MEASURING THE EXPERIENCE #17
Role of artist-led organisations
“Visual artists are the experimental branch of a larger cultural movement investigating the politics of representation.”[1]
In defining what artist-led organisations provide, contributors to the study characterised artist-led organisations as being clear-minded, ambitious and innovative. Because artistic vision is paramount and groups have to seek out and make the opportunities through which their ideas are manifested, they are recognised as providing an important part of the range of activities which constitute contemporary visual arts, and highly inventive in terms of creating the resources and partnerships which are necessary.
Artist-led ventures are identified as a way for the arts funding system to both deliver support to artists and at the same time to provide opportunities for participation in the arts for others.
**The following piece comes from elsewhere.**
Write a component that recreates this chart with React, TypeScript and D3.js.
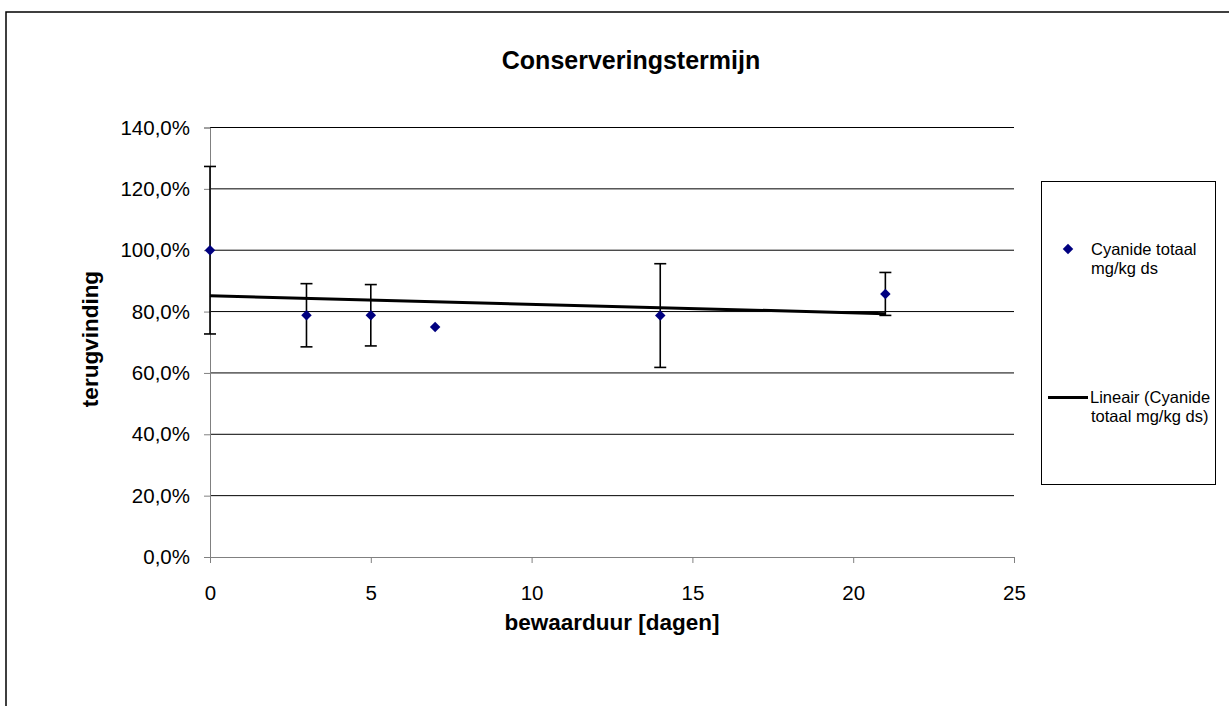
import React, { useEffect, useRef } from "react";
import * as d3 from "d3";

const days = [0, 3, 5, 7, 14, 21];
const recovery = [1.0, 0.788, 0.788, 0.75, 0.787, 0.8575];
const errors = [0.273, 0.103, 0.1, 0, 0.169, 0.07];
const xTicks = [0, 5, 10, 15, 20, 25];
const yTicks = [0, 0.2, 0.4, 0.6, 0.8, 1.0, 1.2, 1.4];

const FONT = "Arial, 'Liberation Sans', sans-serif";

const App = () => {
  const ref = useRef<SVGSVGElement>(null);

  useEffect(() => {
    const svg = d3.select(ref.current);
    svg.selectAll("*").remove();

    const x = d3.scaleLinear().domain([0, 25]).range([210, 1014]);
    const y = d3.scaleLinear().domain([0, 1.4]).range([557, 127.5]);
    const nl = d3.formatLocale({ decimal: ",", thousands: ".", grouping: [3], currency: ["€", ""] });
    const pct = nl.format(".1%");

    // outer chart border (runs off the picture right and bottom)
    svg
      .append("rect")
      .attr("x", 6)
      .attr("y", 12)
      .attr("width", 1400)
      .attr("height", 900)
      .attr("fill", "none")
      .attr("stroke", "#000")
      .attr("stroke-width", 1.5);

    // gridlines
    svg
      .append("g")
      .selectAll("line")
      .data(yTicks.filter((d) => d > 0))
      .enter()
      .append("line")
      .attr("x1", x(0))
      .attr("x2", x(25))
      .attr("y1", (d) => y(d))
      .attr("y2", (d) => y(d))
      .attr("stroke", "#000")
      .attr("stroke-width", 1);

    const yAxis = svg
      .append("g")
      .attr("transform", `translate(${x(0)},0)`)
      .call(d3.axisLeft(y).tickValues(yTicks).tickSize(6).tickPadding(14).tickFormat((d) => pct(d as number)));
    yAxis.select(".domain").attr("stroke", "#808080");
    yAxis.selectAll(".tick line").attr("stroke", "#808080");
    yAxis.selectAll("text").style("font-family", FONT).style("font-size", "20.5px").attr("fill", "#000");

    const xAxis = svg
      .append("g")
      .attr("transform", `translate(0,${y(0)})`)
      .call(d3.axisBottom(x).tickValues(xTicks).tickSize(6).tickSizeOuter(0).tickPadding(22));
    xAxis.select(".domain").attr("stroke", "#808080");
    xAxis.selectAll(".tick line").attr("stroke", "#808080");
    xAxis.selectAll("text").style("font-family", FONT).style("font-size", "20.5px").attr("fill", "#000");

    // error bars
    const eb = svg
      .append("g")
      .selectAll("g")
      .data(days.map((d, i) => ({ d, v: recovery[i], e: errors[i] })).filter((p) => p.e > 0))
      .enter()
      .append("g")
      .attr("stroke", "#000")
      .attr("stroke-width", 1.6);
    eb.append("line")
      .attr("x1", (p) => x(p.d))
      .attr("x2", (p) => x(p.d))
      .attr("y1", (p) => y(p.v - p.e))
      .attr("y2", (p) => y(p.v + p.e));
    [1, -1].forEach((s) => {
      eb.append("line")
        .attr("x1", (p) => x(p.d) - 6)
        .attr("x2", (p) => x(p.d) + 6)
        .attr("y1", (p) => y(p.v + s * p.e))
        .attr("y2", (p) => y(p.v + s * p.e));
    });

    // linear trendline
    const mx = d3.mean(days)!;
    const my = d3.mean(recovery)!;
    const slope =
      d3.sum(days, (d, i) => (d - mx) * (recovery[i] - my)) / d3.sum(days, (d) => (d - mx) * (d - mx));
    const icpt = my - slope * mx;
    const x0 = d3.min(days)!;
    const x1 = d3.max(days)!;
    svg
      .append("line")
      .attr("x1", x(x0))
      .attr("x2", x(x1))
      .attr("y1", y(icpt + slope * x0))
      .attr("y2", y(icpt + slope * x1))
      .attr("stroke", "#000")
      .attr("stroke-width", 3);

    // markers
    const diamond = d3.symbol().type(d3.symbolDiamond2).size(70);
    svg
      .append("g")
      .selectAll("path")
      .data(days)
      .enter()
      .append("path")
      .attr("d", diamond)
      .attr("transform", (d, i) => `translate(${x(d)},${y(recovery[i])})`)
      .attr("fill", "#000080");

    // titles
    svg
      .append("text")
      .attr("x", 631)
      .attr("y", 69)
      .attr("text-anchor", "middle")
      .style("font-family", FONT)
      .style("font-size", "25px")
      .style("font-weight", "bold")
      .text("Conserveringstermijn");
    svg
      .append("text")
      .attr("x", 612)
      .attr("y", 630)
      .attr("text-anchor", "middle")
      .style("font-family", FONT)
      .style("font-size", "22.5px")
      .style("font-weight", "bold")
      .text("bewaarduur [dagen]");
    svg
      .append("text")
      .attr("transform", "translate(98,339) rotate(-90)")
      .attr("text-anchor", "middle")
      .style("font-family", FONT)
      .style("font-size", "22.5px")
      .style("font-weight", "bold")
      .text("terugvinding");

    // legend
    const lg = svg.append("g").style("font-family", FONT).style("font-size", "16.5px");
    lg.append("rect")
      .attr("x", 1041.5)
      .attr("y", 181.5)
      .attr("width", 174)
      .attr("height", 303)
      .attr("fill", "#fff")
      .attr("stroke", "#000")
      .attr("stroke-width", 1);
    lg.append("path").attr("d", diamond).attr("transform", "translate(1068,249)").attr("fill", "#000080");
    lg.append("text").attr("x", 1091).attr("y", 255).text("Cyanide totaal");
    lg.append("text").attr("x", 1091).attr("y", 274).text("mg/kg ds");
    lg.append("line")
      .attr("x1", 1048)
      .attr("x2", 1088)
      .attr("y1", 397.5)
      .attr("y2", 397.5)
      .attr("stroke", "#000")
      .attr("stroke-width", 3);
    lg.append("text").attr("x", 1090).attr("y", 403).text("Lineair (Cyanide");
    lg.append("text").attr("x", 1091).attr("y", 422).text("totaal mg/kg ds)");
  }, []);

  return (
    <div style={{ position: "absolute", left: 0, top: 0 }}>
      <svg ref={ref} width={1229} height={706} style={{ display: "block", background: "#fff" }}></svg>
    </div>
  );
};

export default App;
Although analysis of the case study material offers an articulation of the economic and other tangible benefits which this area of practice offers, it also raises some key issues as regards how this practice might otherwise be quantified, and its particular relevance within the planning of future arts strategies.
Definitions of artist-led practice and definitions of audience
“The artist appears to create real objects but actually provides mechanisms of exchange exercised by the imagination.”[2]
The case studies demonstrate that most funding bodies’ perceive the work of artist-led organisations to be valuable in some way. This may because they define it as being capable of fulfilling requirements for visual arts development, audience growth, community participation, access for disadvantaged groups and the improvement of provision in rural areas or outside the main urban conurbation, or because they see it as a way of supporting artists’ businesses and marketing enterprises because these contribute to an area’s economic well-being.
However, these are unlikely to be the reasons why groups have instigated the work in the first place, although they are likely to have recognised at some point where their artistic plans co-incide with the interests of funders and other cultural and economic strategists. Artists’ motives in generating work may be best described as being concerned with personal and artistic development and with realising a vision. Whether the vision manifests itself through setting up what others may describe as a small business or whether it is concerned with identifying new working processes, collaborations with other professionals and in generating different kinds of social relationships, the common factor is the length of time required to achieve any significant outcomes.
Whereas the organisational structures of arts funding bodies are constrained by government planning time-frames, and has been indicated previously, schemes and strategies may run for relatively short times before they are superseded by new ones, artists tend to work, knowingly or unknowingly, within much longer time-frames.
[1] Suzanne Lacy, speaking at the conference Littoral: new zones for critical art practice, September 1994.
[2] David Butler, writing in Taming Goliath, a report on a city-wide public art project in Aberdeen in 1996.